Posted: 2006-08-31 12:22:51
by Candace
I have NWE preferences set to autosave every 5 minutes, and do not save into document manager without telling me. I just closed a document that had been on my screen for an hour. By accident, when the "save changes?" dialogue box came up, I said no. This should not have been a big deal, since there should have been a version already saved.....but when I look at the document now, it has reverted to the place I started in two hours ago.
Why didn't autosave every 5 minutes make a new document? And is there some place where my worked on document still exists (even if without some tiny change I made at the last minute?)
Thanks. Candace Hale

Posted: 2006-08-31 12:24:08
by Candace
ARGH! Still have trouble saving docs. I have NWE preferences set to autosave every 5 minutes, and do not save into document manager without telling me. I just closed a document that had been on my screen for an hour. By accident, when the "save changes?" dialogue box came up, I said no. This should not have been a big deal, since there should have been a version already saved.....but when I look at the document now, it has reverted to the place I started in two hours ago.
Why didn't autosave every 5 minutes make a new document? And is there some place where my worked on document still exists (even if without some tiny change I made at the last minute?) or do I have to re-do the whole letter? Thank God it wasn't a brief....
Thanks. Candace Hale

Posted: 2006-08-31 14:29:15
by dshan
Where did you tell it to autosave to? Underneath the "Autosave every <n> minutes" setting in Preferences->General is a drop-down selection that specifies where you want autosaved files written to, it can either be "Autosave overwrites existing files" or "Autosave only to temporary backup files".
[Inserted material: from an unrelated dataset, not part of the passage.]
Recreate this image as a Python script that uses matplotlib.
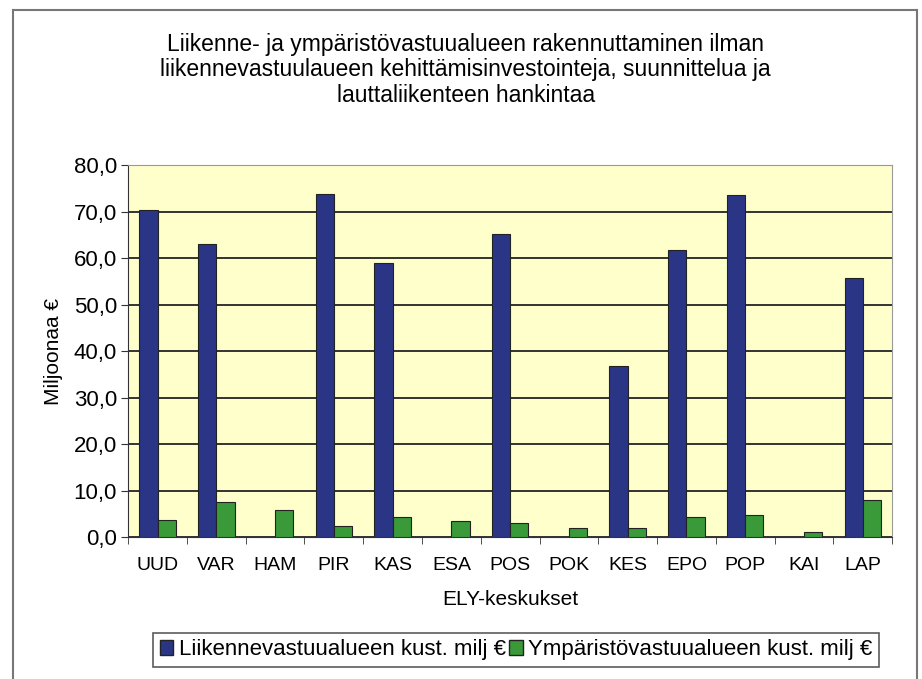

I'm assuming you have the latter option (to temp BU file) set as otherwise your current document would be the last autosaved version not the version from hours before (and you wouldn't have been prompted to save the document when you closed down NWX) . This setting is not what you apparently want to do with autosave. As it clearly states in the NWX User Guide and the help file this option is to be used only if you want NWX to automatically recover from application crashes (not deliberate shutdowns where the operator gave the wrong response to the save question). Files autosaved to the hidden BU directory are deleted if you shutdown NWX normally, which is what you did in this case.

It sounds like you want to set the location of autosaved files to "overwrites existing files" option. Please refer to page 184 - Customizing & Automating->Setting Preferences->To Choose the Way in Which Files Save: - of the NWX User Guide for details on the various options available.

The bottom line with autosave is you should still use cmd-s, File->Save, Save As... etc. at regular intervals when you're working on a document, don't just leave it up to autosave to do it for you or results may not be what you expect. Opening a document and updating it, then leaving it without saving it yourself for hours on end is a recipe for disaster. I always save my work before quitting even though autosave is enabled, and I always save it myself as I'm working on it. Autosave is like a seatbelt in a car - it's not meant to replace the brakes.

Posted: 2006-10-05 18:50:06
by Candace
Hi,
Assuming I have autsaving set to overwrite existing files, is there any way to have two versions of the document extant --- one, the document as of last autosave (in Nisus Classic, this doc had the same name, and an asterisk), the second being the doc I am currently working on. That would mean that when I delete a few paragraphs and regret it, if I act quickly, I can open the *'d document and go back to where I was.

It seems like such a simple feature that I keep thinking it must be my error that I can't find a way to replicate it.

Thanks. Candace

Posted: 2006-10-05 20:32:18
by dshan
There is no automatic way to do this in NWX (autosave is not a versioning tool, it's there to prevent disasters in case of hangs, crashes or forgetting to save a doc you're working on), it's up to you to do a "Save as..." <new file name> at the appropriate points if you wish to keep several versions of a document. You can just tack a version number onto the end of the document's regular file name, or use whatever naming system you prefer.